Ele demonstra insatisfação com a articulação política e vê nos filhos do presidente um fator de instabilidade para o governo, ao fazerem declarações que julga impertinentes e/ou desnecessárias.
Nos últimos dias, partiram do ministro da Economia declarações impertinentes e desnecessárias. Guedes associou o funcionalismo a parasitas e, poucos dias depois, criticou o fato de a taxa de câmbio valorizada permitir que empregadas domésticas pudessem viajar para a Disney. A mãe de Guedes era funcionária pública (do IRB), e a avó paterna, empregada doméstica. Ele ficou muito abalado com a péssima repercussão dessas declarações.
Para entender melhor essas falas é preciso conhecer um pouco o que o ministro da Economia gostava de fazer antes de ocupar esse cargo. Guedes sempre foi um excelente palestrante e animador de auditórios e nunca teve que se preocupar com o que é politicamente correto, explica um de seus mais antigos colaboradores. Ele é capaz de falar por duas horas sem pausa e sempre, nas suas palestras, tem tiradas curiosas ou ferinas. No setor público, porém, a conversa é outra, a começar pelo interesse da mídia sobre o que pensa e fala o ministro.
De Davos, onde esteve participando do Fórum Econômico Mundial, Guedes saiu convencido de que a elite econômica e financeira global já o reconhece como um modernizador do Brasil. Algumas pessoas lhe disseram que nenhum outro país do mundo toca hoje um programa de reformas tão amplo. De um megainvestidor espanhol, ouviu que o governo deveria inclusive falar mais sobre as ações que tem tomado na proteção do meio ambiente.

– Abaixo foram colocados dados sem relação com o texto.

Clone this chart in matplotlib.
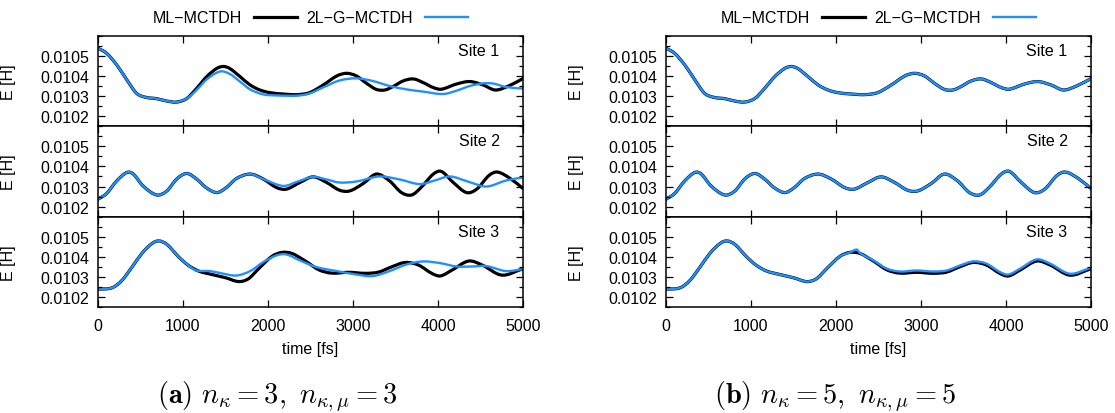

O amplo leque de reformas já no Congresso e de propostas de emenda constitucional (PEC) em preparação - a exemplo das reformas administrativa e tributária - dá, porém, a impressão de falta de foco da área econômica.
Mais recentemente começaram a surgir sinais preocupantes na política fiscal, ao buscar contornar as restrições impostas pela Lei do Teto de Gastos com brechas legais pouco ortodoxas, como a capitalização de empresas estatais para que elas invistam.
O feriado do carnaval é uma excelente oportunidade para governo e Parlamento esfriarem a cabeça e procurarem um modo de convivência que privilegie os interesses do país, e não apenas os de cada um com suas picuinhas.